Budynek przy ul. Królewieckiej 155 po wojnie był siedzibą Zarządu Miasta. W wilii na rogu ul. Królewieckiej i Owocowej mieścił się Inspektorat Oświaty. Pierwszy rok szkolny rozpoczął się 3 września 1945 r. Szkoła mieściła się w budynku dzisiejszego I Liceum Ogólnokształcącego. Do szkoły zapisano 20 kilka dzieci.
- Rozpoczęcie roku miało uroczysty charakter. Najpierw pochód przeszedł spod siedziby szkoły pod budynek dzisiejszego Zespołu Szkół Gospodarczych. I tam odbyła się uroczystość rozpoczęcia roku szkolnego - mówiła Małgorzata Światkowska. - Cała uroczystość miała charakter propagandowy. Do szkoły zapisano zbyt mało dzieci i władze chciały w ten sposób zmobilizować rodziców do zapisania dzieci. To się udało. Następnego dnia zapisano ponad setkę nowych uczniów, w kolejnych dniach dopisywano kolejnych.

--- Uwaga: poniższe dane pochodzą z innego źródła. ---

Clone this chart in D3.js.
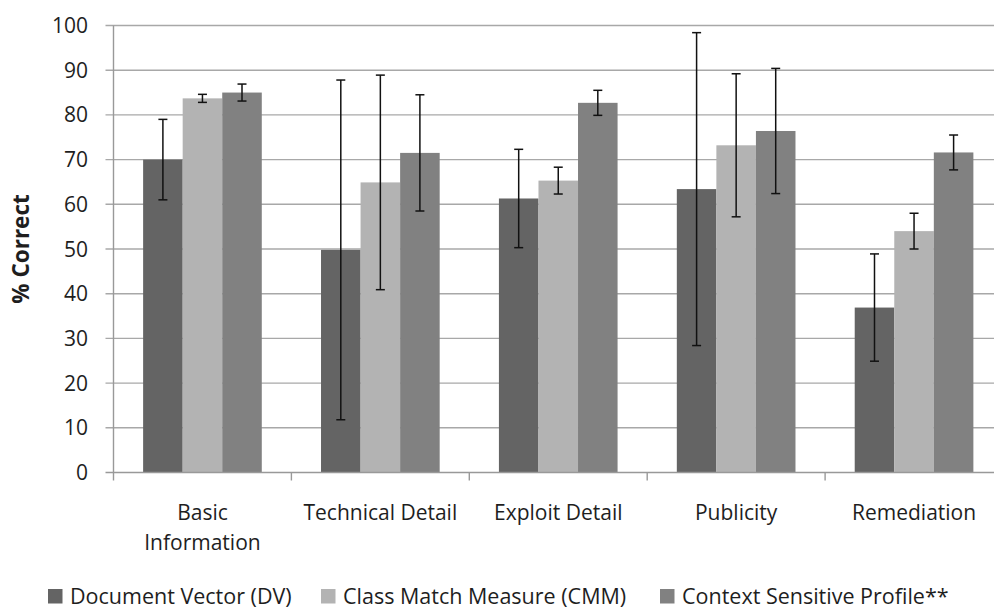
<!DOCTYPE html>
<html>
<head>
<meta charset="utf-8">
<script src="https://cdn.jsdelivr.net/npm/d3@7"></script>
<style>
  html, body { margin: 0; padding: 0; background: #fff; }
  svg { display: block; }
  text { font-family: "Open Sans", "DejaVu Sans", sans-serif; fill: #1e1e1e; }
</style>
</head>
<body>
<svg id="chart" width="994" height="609"></svg>
<script>
// Categories (a "\n" marks a line break in the axis label)
const categories = ["Basic\nInformation", "Technical Detail", "Exploit Detail", "Publicity", "Remediation"];
const seriesNames = ["Document Vector (DV)", "Class Match Measure (CMM)", "Context Sensitive Profile**"];
const seriesColors = ["#646464", "#b3b3b3", "#818181"];

// Mean % correct per category
const dvValues  = [70.0, 49.8, 61.3, 63.4, 36.9];
const cmmValues = [83.7, 64.9, 65.3, 73.2, 54.0];
const cspValues = [85.0, 71.5, 82.7, 76.4, 71.6];

// Error bar half-widths
const dvErrors  = [9.0, 38.0, 11.0, 35.0, 12.0];
const cmmErrors = [0.9, 24.0, 3.0, 16.0, 4.0];
const cspErrors = [1.9, 13.0, 2.8, 14.0, 3.9];

const yTicks = [0, 10, 20, 30, 40, 50, 60, 70, 80, 90, 100];

const series = [
  { name: seriesNames[0], color: seriesColors[0], values: dvValues,  errors: dvErrors },
  { name: seriesNames[1], color: seriesColors[1], values: cmmValues, errors: cmmErrors },
  { name: seriesNames[2], color: seriesColors[2], values: cspValues, errors: cspErrors }
];

const svg = d3.select("#chart");
const plot = { left: 113.5, right: 1003, top: 25.5, bottom: 472.5 };

const x0 = d3.scaleBand()
  .domain(categories)
  .range([plot.left, plot.right])
  .paddingInner(0.333)
  .paddingOuter(0.1665);

const x1 = d3.scaleBand()
  .domain(seriesNames)
  .range([0, x0.bandwidth()]);

const y = d3.scaleLinear().domain([0, 100]).range([plot.bottom, plot.top]);

const gridColor = "#a8a8a8";

// Horizontal gridlines with left tick stubs
svg.append("g")
  .selectAll("line")
  .data(yTicks.filter(d => d > 0))
  .join("line")
  .attr("x1", plot.left - 8)
  .attr("x2", plot.right)
  .attr("y1", d => y(d))
  .attr("y2", d => y(d))
  .attr("stroke", gridColor)
  .attr("stroke-width", 1.4);

// Y tick labels
svg.append("g")
  .selectAll("text")
  .data(yTicks)
  .join("text")
  .attr("x", 88)
  .attr("y", d => y(d))
  .attr("dy", "0.36em")
  .attr("text-anchor", "end")
  .attr("font-size", 21)
  .text(d => d);

// Bars
const groups = svg.append("g")
  .selectAll("g")
  .data(categories)
  .join("g")
  .attr("transform", c => `translate(${x0(c)},0)`);

groups.selectAll("rect")
  .data((c, i) => series.map(s => ({ s, v: s.values[i], e: s.errors[i] })))
  .join("rect")
  .attr("x", d => x1(d.s.name))
  .attr("width", x1.bandwidth())
  .attr("y", d => y(d.v))
  .attr("height", d => y(0) - y(d.v))
  .attr("fill", d => d.s.color);

// Error bars
const eb = groups.selectAll("g.err")
  .data((c, i) => series.map(s => ({ s, v: s.values[i], e: s.errors[i] })))
  .join("g")
  .attr("class", "err")
  .attr("transform", d => `translate(${x1(d.s.name) + x1.bandwidth() / 2},0)`)
  .attr("stroke", "#111")
  .attr("stroke-width", 1.5);

eb.append("line")
  .attr("y1", d => y(d.v + d.e))
  .attr("y2", d => y(d.v - d.e));
eb.append("line")
  .attr("x1", -4.5).attr("x2", 4.5)
  .attr("y1", d => y(d.v + d.e)).attr("y2", d => y(d.v + d.e));
eb.append("line")
  .attr("x1", -4.5).attr("x2", 4.5)
  .attr("y1", d => y(d.v - d.e)).attr("y2", d => y(d.v - d.e));

// Axes lines
svg.append("line")
  .attr("x1", plot.left).attr("x2", plot.left)
  .attr("y1", plot.top).attr("y2", plot.bottom + 8)
  .attr("stroke", "#999").attr("stroke-width", 1.4);
svg.append("line")
  .attr("x1", plot.left - 8).attr("x2", plot.right)
  .attr("y1", plot.bottom).attr("y2", plot.bottom)
  .attr("stroke", "#999").attr("stroke-width", 1.4);

// Category boundary ticks
svg.append("g")
  .selectAll("line")
  .data(categories.slice(1))
  .join("line")
  .attr("x1", c => x0(c) - x0.step() * 0.333 / 2)
  .attr("x2", c => x0(c) - x0.step() * 0.333 / 2)
  .attr("y1", plot.bottom)
  .attr("y2", plot.bottom + 8)
  .attr("stroke", "#999").attr("stroke-width", 1.4);

// Category labels
const catLabels = svg.append("g")
  .selectAll("text")
  .data(categories)
  .join("text")
  .attr("text-anchor", "middle")
  .attr("font-size", 21)
  .attr("transform", c => `translate(${x0(c) + x0.bandwidth() / 2},520)`);
catLabels.selectAll("tspan")
  .data(c => c.split("\n"))
  .join("tspan")
  .attr("x", 0)
  .attr("dy", (d, i) => i === 0 ? 0 : 30)
  .text(d => d);

// Y axis title
svg.append("text")
  .attr("transform", `translate(29,${(plot.top + plot.bottom) / 2}) rotate(-90)`)
  .attr("text-anchor", "middle")
  .attr("font-size", 22.5)
  .attr("font-weight", "bold")
  .attr("fill", "#111")
  .text("% Correct");

// Legend
const legendX = [48, 321, 660];
const legend = svg.append("g")
  .selectAll("g")
  .data(series)
  .join("g")
  .attr("transform", (d, i) => `translate(${legendX[i]},589)`);
legend.append("rect")
  .attr("width", 14.5).attr("height", 14.5)
  .attr("fill", d => d.color);
legend.append("text")
  .attr("x", 22)
  .attr("y", 7.5)
  .attr("dy", "0.36em")
  .attr("font-size", 21.5)
  .text(d => d.name);
</script>
</body>
</html>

To tylko niektóre ciekawostki zaprezentowane przez przewodniczkę PTTK podczas sobotniego spaceru, który zakończył się w Centrum Spotkań Europejskich „Światowid“. Uczestnicy spaceru mieli szansę obejrzeć wystawę „Oswoić miasto“ pokazującą archiwalne fotografie i filmy – kroniki z okresu Elbląg przedwojennego i podczas przejścia Armii Czerwonej. Po spacerze wystawa została zamknięta.